[Entries with chart source code]
- - - - -
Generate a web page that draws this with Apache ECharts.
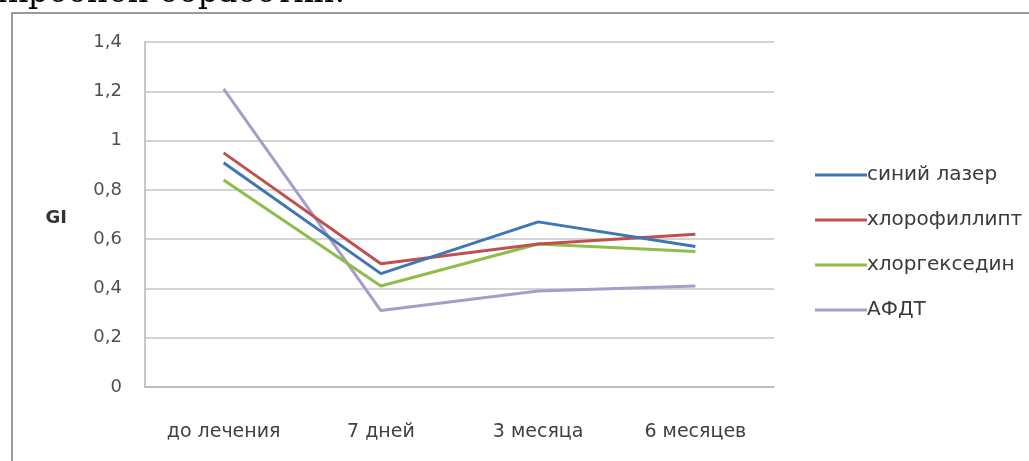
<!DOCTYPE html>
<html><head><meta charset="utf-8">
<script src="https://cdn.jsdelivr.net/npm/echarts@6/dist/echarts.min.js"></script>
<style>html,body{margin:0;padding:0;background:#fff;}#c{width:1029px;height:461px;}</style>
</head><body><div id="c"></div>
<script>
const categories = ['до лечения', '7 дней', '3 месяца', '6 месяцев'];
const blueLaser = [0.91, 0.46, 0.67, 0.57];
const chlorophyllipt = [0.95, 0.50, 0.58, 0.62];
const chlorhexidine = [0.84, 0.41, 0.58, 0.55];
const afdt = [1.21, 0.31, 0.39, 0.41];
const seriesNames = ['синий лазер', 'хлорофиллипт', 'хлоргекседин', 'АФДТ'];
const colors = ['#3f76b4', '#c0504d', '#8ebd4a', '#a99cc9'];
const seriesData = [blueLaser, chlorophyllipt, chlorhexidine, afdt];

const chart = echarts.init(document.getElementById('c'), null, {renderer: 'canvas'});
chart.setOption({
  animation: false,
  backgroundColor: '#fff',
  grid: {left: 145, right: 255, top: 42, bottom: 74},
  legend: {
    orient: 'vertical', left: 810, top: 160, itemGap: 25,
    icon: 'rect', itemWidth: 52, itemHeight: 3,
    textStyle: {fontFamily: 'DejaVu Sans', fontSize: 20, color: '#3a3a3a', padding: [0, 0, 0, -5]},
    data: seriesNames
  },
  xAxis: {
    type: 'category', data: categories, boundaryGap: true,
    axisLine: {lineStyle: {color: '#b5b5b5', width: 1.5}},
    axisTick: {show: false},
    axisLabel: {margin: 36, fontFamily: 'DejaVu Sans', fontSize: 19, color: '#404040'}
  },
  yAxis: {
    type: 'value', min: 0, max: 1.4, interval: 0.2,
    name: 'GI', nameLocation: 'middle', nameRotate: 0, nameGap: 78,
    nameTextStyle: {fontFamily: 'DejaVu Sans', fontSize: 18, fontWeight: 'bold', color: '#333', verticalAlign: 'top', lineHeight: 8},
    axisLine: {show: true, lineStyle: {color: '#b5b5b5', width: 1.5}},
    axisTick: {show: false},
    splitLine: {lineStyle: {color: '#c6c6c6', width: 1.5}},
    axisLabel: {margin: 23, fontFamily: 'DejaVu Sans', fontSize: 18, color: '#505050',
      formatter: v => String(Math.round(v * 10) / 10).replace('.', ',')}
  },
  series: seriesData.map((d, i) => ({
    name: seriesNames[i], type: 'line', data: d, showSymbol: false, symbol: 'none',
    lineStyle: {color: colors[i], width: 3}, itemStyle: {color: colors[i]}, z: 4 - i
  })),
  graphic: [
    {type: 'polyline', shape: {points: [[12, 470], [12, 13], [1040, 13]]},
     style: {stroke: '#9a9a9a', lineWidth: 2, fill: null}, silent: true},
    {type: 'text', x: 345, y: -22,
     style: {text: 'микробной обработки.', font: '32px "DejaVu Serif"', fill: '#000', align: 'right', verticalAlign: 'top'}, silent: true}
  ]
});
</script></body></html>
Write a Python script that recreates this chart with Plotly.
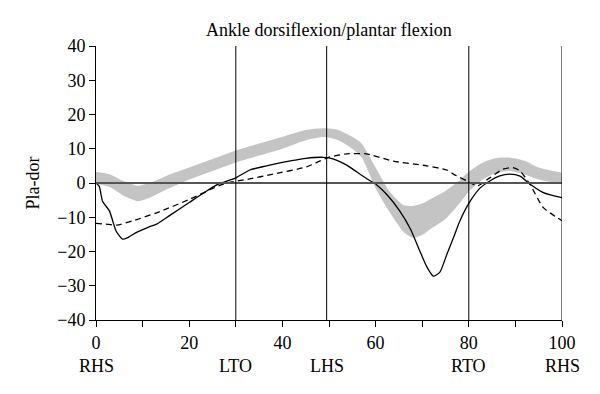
- - - - -
- DO THIS
Set down every entry word for word, but omit the pictures.

- RESULT
Generate a web page that draws this with Apache ECharts.
<!DOCTYPE html>
<html><head><meta charset="utf-8">
<script src="https://cdn.jsdelivr.net/npm/echarts@6/dist/echarts.min.js"></script>
<style>html,body{margin:0;padding:0;background:#fff;}#c{width:1029px;height:461px;}</style>
</head><body><div id="c"></div>
<script>
const categories = ['до лечения', '7 дней', '3 месяца', '6 месяцев'];
const blueLaser = [0.91, 0.46, 0.67, 0.57];
const chlorophyllipt = [0.95, 0.50, 0.58, 0.62];
const chlorhexidine = [0.84, 0.41, 0.58, 0.55];
const afdt = [1.21, 0.31, 0.39, 0.41];
const seriesNames = ['синий лазер', 'хлорофиллипт', 'хлоргекседин', 'АФДТ'];
const colors = ['#3f76b4', '#c0504d', '#8ebd4a', '#a99cc9'];
const seriesData = [blueLaser, chlorophyllipt, chlorhexidine, afdt];

const chart = echarts.init(document.getElementById('c'), null, {renderer: 'canvas'});
chart.setOption({
  animation: false,
  backgroundColor: '#fff',
  grid: {left: 145, right: 255, top: 42, bottom: 74},
  legend: {
    orient: 'vertical', left: 810, top: 160, itemGap: 25,
    icon: 'rect', itemWidth: 52, itemHeight: 3,
    textStyle: {fontFamily: 'DejaVu Sans', fontSize: 20, color: '#3a3a3a', padding: [0, 0, 0, -5]},
    data: seriesNames
  },
  xAxis: {
    type: 'category', data: categories, boundaryGap: true,
    axisLine: {lineStyle: {color: '#b5b5b5', width: 1.5}},
    axisTick: {show: false},
    axisLabel: {margin: 36, fontFamily: 'DejaVu Sans', fontSize: 19, color: '#404040'}
  },
  yAxis: {
    type: 'value', min: 0, max: 1.4, interval: 0.2,
    name: 'GI', nameLocation: 'middle', nameRotate: 0, nameGap: 78,
    nameTextStyle: {fontFamily: 'DejaVu Sans', fontSize: 18, fontWeight: 'bold', color: '#333', verticalAlign: 'top', lineHeight: 8},
    axisLine: {show: true, lineStyle: {color: '#b5b5b5', width: 1.5}},
    axisTick: {show: false},
    splitLine: {lineStyle: {color: '#c6c6c6', width: 1.5}},
    axisLabel: {margin: 23, fontFamily: 'DejaVu Sans', fontSize: 18, color: '#505050',
      formatter: v => String(Math.round(v * 10) / 10).replace('.', ',')}
  },
  series: seriesData.map((d, i) => ({
    name: seriesNames[i], type: 'line', data: d, showSymbol: false, symbol: 'none',
    lineStyle: {color: colors[i], width: 3}, itemStyle: {color: colors[i]}, z: 4 - i
  })),
  graphic: [
    {type: 'polyline', shape: {points: [[12, 470], [12, 13], [1040, 13]]},
     style: {stroke: '#9a9a9a', lineWidth: 2, fill: null}, silent: true},
    {type: 'text', x: 345, y: -22,
     style: {text: 'микробной обработки.', font: '32px "DejaVu Serif"', fill: '#000', align: 'right', verticalAlign: 'top'}, silent: true}
  ]
});
</script></body></html>
Write a Python script that recreates this chart with Plotly.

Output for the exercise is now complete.